Locked state won't release:

If Terraform crashes mid-apply, the lease might not release. You can force-break it:

az storage blob lease break \
  --container-name tfstate \
  --blob-name prod.tfstate \
  --account-name tfstatestorage

Can't access state from local machine:

Usually means you're not logged in:

az login
az account set --subscription <subscription-id>

State got corrupted:

Restore from a blob version:

az storage blob download \
  --container-name tfstate \
  --account-name tfstatestorage \
  --name prod.tfstate \
  --version-id <previous-version> \
  --file terraform.tfstate

terraform init

Why not S3 or Google Cloud Storage?

We already use Azure for other things (Key Vault, Blob Storage for backups). Keeping Terraform state in Azure puts everything in one place.

If you're on AWS, use S3 + DynamoDB for locking. On GCP, use Google Cloud Storage.

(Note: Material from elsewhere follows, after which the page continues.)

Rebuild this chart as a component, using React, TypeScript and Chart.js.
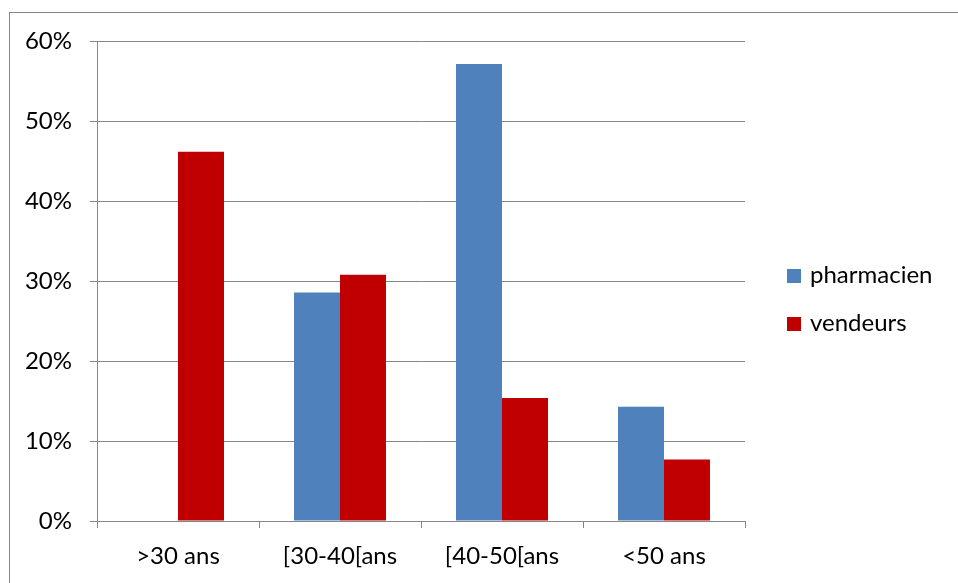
import React, { useEffect, useRef } from "react";
import { Chart, registerables } from "chart.js";

Chart.register(...registerables);

const categories = [">30 ans", "[30-40[ans", "[40-50[ans", "<50 ans"];
const pharmacien = [0, 0.2857, 0.5714, 0.1429];
const vendeurs = [0.4615, 0.3077, 0.1538, 0.0769];
const seriesNames = ["pharmacien", "vendeurs"];
const seriesColors = ["#4F81BD", "#C00000"];

const FONT = "Lato, 'Open Sans', sans-serif";
const GRID = "#868686";

// Outer frame around the whole chart and a legend on the right side.
const framePlugin = {
  id: "frame",
  beforeDraw(chart: Chart) {
    const { ctx } = chart;
    ctx.save();
    ctx.strokeStyle = GRID;
    ctx.lineWidth = 1;
    ctx.strokeRect(9.5, 12.5, 1200, 1200);
    ctx.restore();
  },
  afterDraw(chart: Chart) {
    const { ctx } = chart;
    ctx.save();
    ctx.font = `24px ${FONT}`;
    ctx.textBaseline = "alphabetic";
    ctx.textAlign = "left";
    seriesNames.forEach((name, i) => {
      const top = 269 + i * 48;
      ctx.fillStyle = seriesColors[i];
      ctx.fillRect(787, top, 14, 14);
      ctx.fillStyle = "#000";
      ctx.fillText(name, 810, top + 14);
    });
    ctx.restore();
  },
};

export default function App() {
  const canvasRef = useRef<HTMLCanvasElement | null>(null);

  useEffect(() => {
    if (!canvasRef.current) return;
    const chart = new Chart(canvasRef.current, {
      type: "bar",
      data: {
        labels: categories,
        datasets: [
          { label: seriesNames[0], data: pharmacien, backgroundColor: seriesColors[0], borderWidth: 0 },
          { label: seriesNames[1], data: vendeurs, backgroundColor: seriesColors[1], borderWidth: 0 },
        ],
      },
      options: {
        animation: false,
        responsive: false,
        maintainAspectRatio: false,
        datasets: { bar: { categoryPercentage: 0.568, barPercentage: 1 } },
        layout: { padding: { left: 0, top: 41, right: 213, bottom: 0 } },
        plugins: {
          legend: { display: false },
          tooltip: { enabled: false },
        },
        scales: {
          x: {
            offset: true,
            grid: {
              offset: true,
              drawOnChartArea: false,
              drawTicks: true,
              tickLength: 7,
              color: GRID,
              lineWidth: 1,
            },
            border: { display: true, color: GRID, width: 1 },
            ticks: { color: "#000", font: { family: FONT, size: 24 }, padding: 14, maxRotation: 0 },
            afterFit(scale: any) {
              scale.height = 62;
            },
          },
          y: {
            min: 0,
            max: 0.6,
            grid: { color: GRID, lineWidth: 1, drawTicks: true, tickLength: 7 },
            border: { display: true, color: GRID, width: 1 },
            ticks: {
              stepSize: 0.1,
              color: "#000",
              font: { family: FONT, size: 24 },
              padding: 18,
              callback: (v: any) => `${Math.round(Number(v) * 100)}%`,
            },
            afterFit(scale: any) {
              scale.width = 97;
            },
          },
        },
      },
      plugins: [framePlugin],
    });
    return () => chart.destroy();
  }, []);

  return (
    <div style={{ position: "absolute", left: 0, top: 0, width: 958, height: 583, background: "#fff" }}>
      <canvas ref={canvasRef} width={958} height={583} style={{ width: 958, height: 583, display: "block" }} />
    </div>
  );
}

The idea is the same: remote state with locking.

Lessons

  1. Never store Terraform state in Git
  2. Always use a remote backend with locking
  3. Enable versioning for state blobs
  4. Use separate state files for different environments
  5. Test state migration in dev before doing prod

The whole migration took 30 minutes, including creating the storage account. I should have done this when we first started using Terraform, not after hitting state conflicts.

Remote state with locking prevents a whole class of problems. Set it up early.